Retype these lines and no others: the line holding "Recreate this image", the line holding "import plotly.graph_objects as go", and all lines between them. Pictures stay out.

Stored entries
------------------------
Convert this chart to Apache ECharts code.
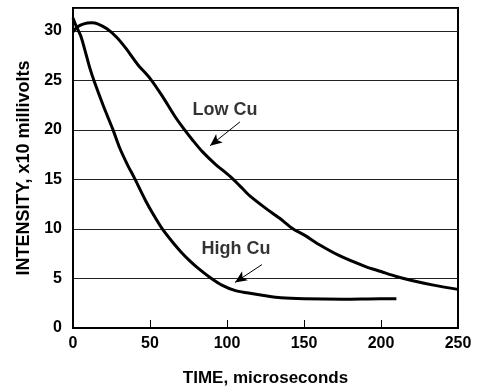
<!DOCTYPE html>
<html>
<head>
<meta charset="utf-8">
<script src="https://cdn.jsdelivr.net/npm/echarts@6/dist/echarts.min.js"></script>
<style>
html,body{margin:0;padding:0;background:#fff;}
#chart{width:481px;height:392px;}
</style>
</head>
<body>
<div id="chart"></div>
<script>
// ---- data ----
var lowCuTime  = [0, 3, 7, 12, 16, 22, 28, 34, 42, 50, 58, 66, 72, 78, 84, 92, 102, 108, 115, 125, 134, 143, 150, 160, 173, 190, 200, 210, 220, 235, 250];
var lowCuValue = [29.9, 30.4, 30.7, 30.8, 30.7, 30.2, 29.4, 28.3, 26.6, 25.2, 23.4, 21.4, 20.1, 18.9, 17.8, 16.6, 15.3, 14.4, 13.3, 12.1, 11.1, 10.0, 9.4, 8.4, 7.3, 6.2, 5.7, 5.2, 4.8, 4.3, 3.9];
var highCuTime  = [0, 2, 5, 8, 11, 14, 20, 26, 30, 35, 40, 47, 52, 58, 65, 70, 75, 80, 89, 97, 105, 113, 125, 135, 150, 175, 200, 210];
var highCuValue = [31.3, 30.5, 29.5, 27.9, 26.2, 24.8, 22.3, 20.0, 18.3, 16.6, 15.1, 12.9, 11.5, 10.0, 8.6, 7.7, 6.9, 6.2, 5.1, 4.3, 3.8, 3.55, 3.25, 3.05, 2.95, 2.9, 2.95, 2.95];
var xTicks = [0, 50, 100, 150, 200, 250];
var yTicks = [0, 5, 10, 15, 20, 25, 30];
var seriesNames = ['Low Cu', 'High Cu'];
// annotation label anchors [time, value] and arrow [from, to]
var lowCuLabelAt  = [98.7, 22.0];
var highCuLabelAt = [105.8, 8.0];
var lowCuArrow  = [[108.4, 20.8], [89, 18.4]];
var highCuArrow = [[122.7, 6.4], [105.2, 4.6]];

function pairs(xs, ys) { return xs.map(function (x, i) { return [x, ys[i]]; }); }

var chart = echarts.init(document.getElementById('chart'), null, {renderer: 'canvas'});
var FONT = 'Liberation Sans, Arial, sans-serif';

function arrowLine(a) {
  return {
    silent: true,
    animation: false,
    symbol: ['none', 'arrow'],
    symbolSize: [8, 12],
    lineStyle: {color: '#000', width: 1, type: 'solid'},
    label: {show: false},
    data: [[{coord: a[0]}, {coord: a[1]}]]
  };
}

chart.setOption({
  animation: false,
  backgroundColor: '#fff',
  grid: {left: 73, right: 23, top: 8, bottom: 61, show: true, borderColor: '#000', borderWidth: 2, backgroundColor: 'transparent'},
  xAxis: {
    type: 'value', min: xTicks[0], max: xTicks[xTicks.length - 1], interval: 50,
    name: 'TIME, microseconds', nameLocation: 'middle', nameGap: 42,
    nameTextStyle: {fontFamily: FONT, fontSize: 17, fontWeight: 'bold', color: '#000'},
    axisLine: {show: true, lineStyle: {color: '#000', width: 2}},
    axisTick: {show: true, inside: true, length: 8, lineStyle: {color: '#000', width: 1}},
    axisLabel: {fontFamily: FONT, fontSize: 16, fontWeight: 'bold', color: '#000', margin: 8},
    splitLine: {show: false}
  },
  yAxis: {
    type: 'value', min: yTicks[0], max: 32.3, interval: 5,
    name: 'INTENSITY, x10 millivolts', nameLocation: 'middle', nameGap: 40,
    nameTextStyle: {fontFamily: FONT, fontSize: 18, fontWeight: 'bold', color: '#000'},
    axisLine: {show: true, lineStyle: {color: '#000', width: 2}},
    axisTick: {show: false},
    axisLabel: {fontFamily: FONT, fontSize: 16, fontWeight: 'bold', color: '#000', margin: 11,
      formatter: function (v) { return yTicks.indexOf(v) >= 0 ? String(v) : ''; }},
    splitLine: {show: true, lineStyle: {color: '#222', width: 1}}
  },
  series: [
    {
      name: seriesNames[0], type: 'line', data: pairs(lowCuTime, lowCuValue),
      showSymbol: false, smooth: 0.3,
      lineStyle: {color: '#000', width: 3}, z: 3,
      markLine: arrowLine(lowCuArrow)
    },
    {
      name: seriesNames[1], type: 'line', data: pairs(highCuTime, highCuValue),
      showSymbol: false, smooth: 0.3,
      lineStyle: {color: '#000', width: 3}, z: 3,
      markLine: arrowLine(highCuArrow)
    },
    {
      type: 'scatter', symbolSize: 0, silent: true, z: 4,
      data: [lowCuLabelAt.concat([seriesNames[0]]), highCuLabelAt.concat([seriesNames[1]])],
      label: {show: true, position: 'inside', formatter: function (p) { return p.value[2]; },
        fontFamily: FONT, fontSize: 18, fontWeight: 'bold', color: '#000'}
    }
  ]
});
</script>
</body>
</html>
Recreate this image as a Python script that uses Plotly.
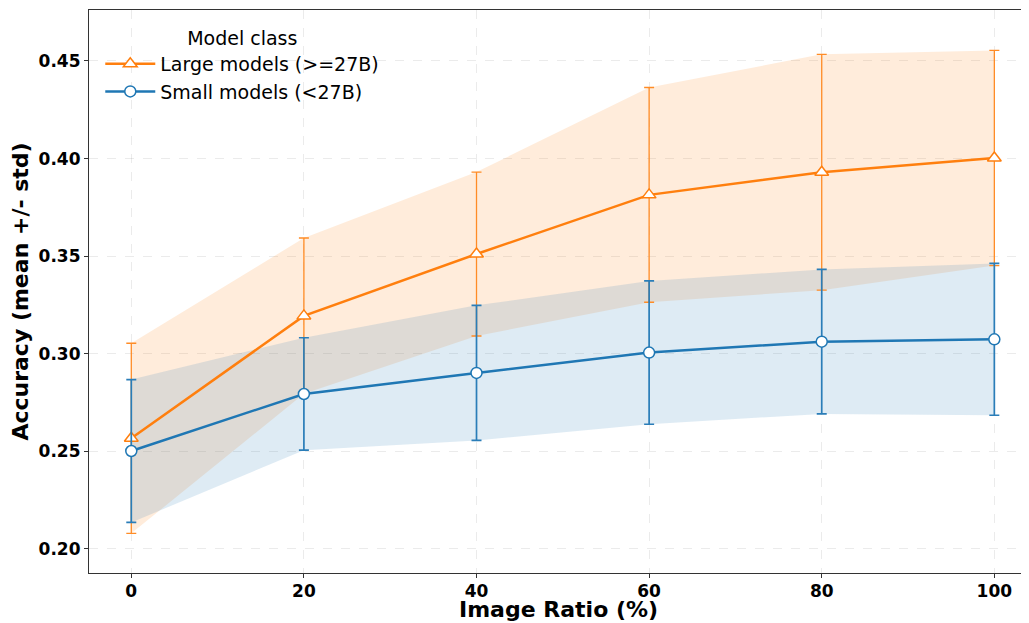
import numpy as np
import plotly.graph_objects as go

image_ratio = [0, 20, 40, 60, 80, 100]
large_mean = [0.2567, 0.3194, 0.3511, 0.3814, 0.3930, 0.4003]
large_std = [0.0487, 0.0399, 0.0420, 0.0550, 0.0604, 0.0551]
small_mean = [0.2502, 0.2794, 0.2902, 0.3006, 0.3062, 0.3074]
small_std = [0.0366, 0.0288, 0.0346, 0.0367, 0.0370, 0.0389]

ORANGE = "#ff7f0e"
BLUE = "#1f77b4"
FONT = "DejaVu Sans"

fig = go.Figure()

def add_band(mean, std, rgba):
    m = np.array(mean)
    s = np.array(std)
    fig.add_trace(go.Scatter(x=image_ratio, y=m - s, mode="lines", line=dict(width=0),
                             showlegend=False, hoverinfo="skip"))
    fig.add_trace(go.Scatter(x=image_ratio, y=m + s, mode="lines", line=dict(width=0),
                             fill="tonexty", fillcolor=rgba, showlegend=False, hoverinfo="skip"))

add_band(large_mean, large_std, "rgba(255,127,14,0.15)")
add_band(small_mean, small_std, "rgba(31,119,180,0.15)")

fig.add_trace(go.Scatter(
    x=image_ratio, y=large_mean, mode="lines+markers", name="Large models (>=27B)",
    line=dict(color=ORANGE, width=2.5),
    marker=dict(symbol="triangle-up", size=12, color="white", line=dict(width=1.5, color=ORANGE)),
    error_y=dict(type="data", array=large_std, visible=True, color="#ff8c26",
                 thickness=1.3, width=5),
))
fig.add_trace(go.Scatter(
    x=image_ratio, y=small_mean, mode="lines+markers", name="Small models (<27B)",
    line=dict(color=BLUE, width=2.5),
    marker=dict(symbol="circle", size=11, color="white", line=dict(width=1.5, color=BLUE)),
    error_y=dict(type="data", array=small_std, visible=True, color="#2a7db8",
                 thickness=1.7, width=5),
))

axis_common = dict(
    showline=True, linecolor="#333333", linewidth=1.2, mirror=True,
    ticks="outside", ticklen=4, tickcolor="#333333",
    showgrid=True, gridcolor="rgba(0,0,0,0.08)", griddash="dash", gridwidth=1,
    zeroline=False, automargin=False,
    tickfont=dict(family=FONT, size=17, color="black", weight="bold"),
)

fig.update_xaxes(
    range=[-4.9, 103.9], tickvals=[0, 20, 40, 60, 80, 100], ticklabelstandoff=-2,
    **axis_common,
)
fig.update_yaxes(
    range=[0.1877, 0.4761], tickvals=[0.20, 0.25, 0.30, 0.35, 0.40, 0.45], tickformat=".2f",
    title=dict(text="Accuracy (mean +/- std)", font=dict(family=FONT, size=22, color="black", weight="bold"), standoff=8),
    **axis_common,
)

# x-axis title as an annotation pinned to the bottom edge of the figure
fig.add_annotation(
    text="Image Ratio (%)", xref="paper", yref="paper", x=0.5, y=-50 / 563,
    xanchor="center", yanchor="bottom", showarrow=False, borderpad=0,
    font=dict(family=FONT, size=22, color="black", weight="bold"),
)

# page body has an 8px default margin; size the figure so the plot area lands where the reference has it
fig.update_layout(
    width=1021, height=615,
    margin=dict(l=81, r=1, t=2, b=50),
    plot_bgcolor="white", paper_bgcolor="white",
    font=dict(family=FONT, color="black"),
    legend=dict(
        title=dict(text="Model class", side="top center", font=dict(family=FONT, size=19, color="black")),
        font=dict(family=FONT, size=19, color="black"),
        x=0.012, y=0.982, xanchor="left", yanchor="top", traceorder="normal",
        bgcolor="rgba(255,255,255,0)", tracegroupgap=0, itemwidth=50,
    ),
)

fig.write_html("out.html")
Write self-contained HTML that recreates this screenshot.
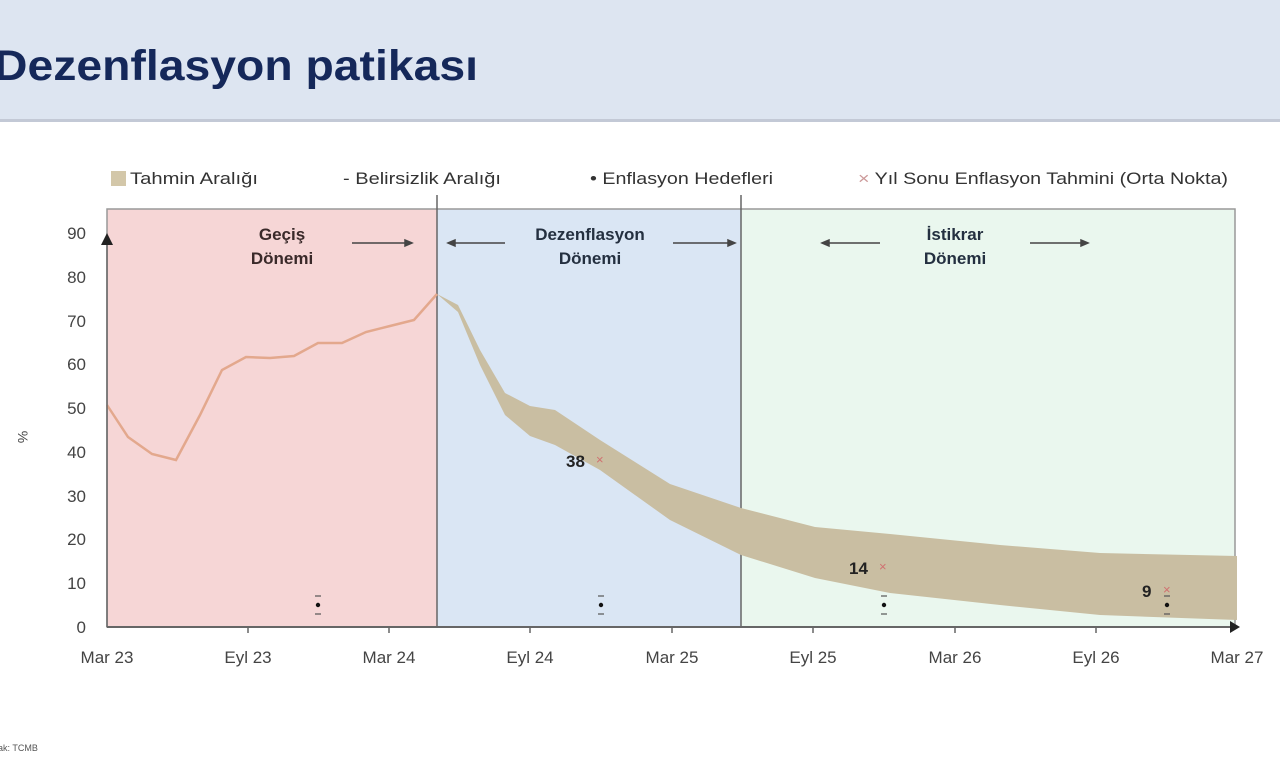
------------------------
* [Result of this exercise]
Recreate this image as a Python script that uses Plotly.
import numpy as np
import plotly.graph_objects as go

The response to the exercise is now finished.